Accurately Predicting Software Delivery (Part 1 of 2)

Published September 17, 2019

At Allstacks, we believe that the key marker of high-performing engineering teams is delivering what was promised when promised.

A team that can minimize surprises and delivers in a repeatable, forecastable way is a team around which you can build a really exceptional organization or company.

However, we know that engineering is not perfect. Bugs appear requirements are unclear, and Bob decided to go to Tahiti for a week. It is difficult to ship new features without understanding the impact of these events on delivery timelines. Engineering teams usually expect a particular level of risk, but this is usually planned for in aggregate by adding 20% to the estimated completion time or simply adding an extra week or two. Even the most agile teams only track attainment percentages over time by looking at how many story points were done in a particular sprint or using average cycle times.

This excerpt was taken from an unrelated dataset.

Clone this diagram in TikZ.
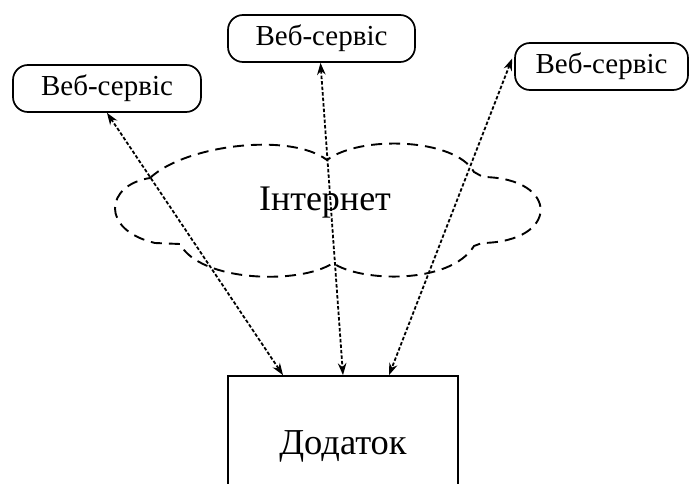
\documentclass[tikz,border=0pt]{standalone}
\usepackage{fontspec}
\setmainfont{Liberation Serif}
\usetikzlibrary{arrows.meta}
\begin{document}
\begin{tikzpicture}[x=1pt,y=-1pt,
  service/.style={draw, line width=1.7pt, rounded corners=15pt, inner sep=0pt,
    minimum height=47pt, font=\fontsize{29}{32}\selectfont},
  appbox/.style={draw, line width=1.7pt, inner sep=0pt, minimum width=230pt,
    minimum height=140pt, font=\fontsize{36.5}{40}\selectfont},
  cloudline/.style={line width=1.9pt, dash pattern=on 11pt off 7pt},
  link/.style={line width=1.8pt, dash pattern=on 3.5pt off 2pt,
    {Stealth[length=12pt,width=8.5pt]}-{Stealth[length=12pt,width=8.5pt]}}]
\path[use as bounding box, clip] (0,0) rectangle (690,484);
\fill[white] (0,0) rectangle (690,484);

% web services
\node[service, minimum width=188pt] (s1) at (107,88.5) {Веб-сервіс};
\node[service, minimum width=187pt] (s2) at (321.5,38.5) {Веб-сервіс};
\node[service, minimum width=173pt] (s3) at (601.5,66.5) {Веб-сервіс};

% application
\node[appbox] (app) at (343,446) {Додаток};

% internet cloud
\draw[cloudline]
  (150,178) .. controls (185,145) and (290,132) .. (327,160)
  .. controls (360,135) and (455,138) .. (474,172)
  -- (483,177)
  .. controls (560,178) and (560,242) .. (482,243)
  -- (474,246)
  .. controls (450,285) and (360,282) .. (333,263)
  .. controls (300,285) and (200,282) .. (180,244)
  -- (155,243)
  .. controls (100,230) and (105,185) .. cycle;
\node[font=\fontsize{36}{40}\selectfont] (net) at (325,203) {Інтернет};

% connections
\draw[link] (s1.south) -- ([xshift=-60pt]app.north);
\draw[link] ([xshift=-1pt]s2.south) -- (app.north);
\draw[link] ([xshift=-2pt,yshift=8pt]s3.west) -- ([xshift=46pt]app.north);
\end{tikzpicture}
\end{document}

These metrics are a step in the right direction, but the best actions we can take from them are putting up charts and asking questions in a nebulous retrospective meeting. Inevitably, these meetings uncover issues (cards were stuck in Code Review because Bob went to Tahiti, no one knew how to visualize the data on the report page, etc.) after it is too late.

Ultimately, these risks are the cause of velocity drifting down and cycle time drifting up. And they are only heard about when reported, and very likely when it is too late to act on them. At Allstacks, we believe that these risks are the most significant drivers in software development cycle delays (see data below). Acting upon them as soon as possible dramatically reduces their negative impact.

Many engineering teams are building software without the appropriate data necessary to identify risks and direct decision-making. Allstacks was built to help organizations identify and address these discrete risks in the software delivery process. Our predictive analytics determine if a product is at risk of being delivered late (by looking at these individual risks), forecast a risk-adjusted completion time, and provide actionable recommendations to meet your team’s commitments.

So, how do Allstacks forecast risk-adjusted completion times for software delivery? This is part one of a four-part blog series that explores how we’re using data to estimate the impact of various different issues that come up in software development.

Organizations face countless problems in the software development process. Currently, Allstacks focuses on a specific set of issues that threaten the timely delivery of software. In this series, we’ll analyze and discuss five of the most impactful issues: high comment activity, late additions, bouncebacks, over-average items, and stuck items. At Allstacks, we formally define these problems as follows:

High Comment Activity - alert for issues that have significantly more discussion activity than the determined baseline for issues in your organization
Late Additions - alert for issues that are added to a sprint after work has already begun
Bouncebacks - alert for issues that move backward in the primary issue flow
Over Average - alert for issues that are open longer than the Average for issues of that type
Stuck - alert for issues that are in a stage significantly longer than other issues of that size and type
Multiple Issues - alert for issues that have 2 or more of the above alerts or other alerts we generate that aren’t discussed in this post

When these problems occur, we provide real-time alerts about them to help organizations mitigate risk. In this first post, we’ll establish baseline estimates of these alerts’ impact on item completion. Future posts will demonstrate how we improve upon the accuracy of these baseline measurements by using additional sources of data.

Data Introduction

Before estimating the impact of these alerts, we’ll provide a bit of context about the data we have on the alerts that we generate.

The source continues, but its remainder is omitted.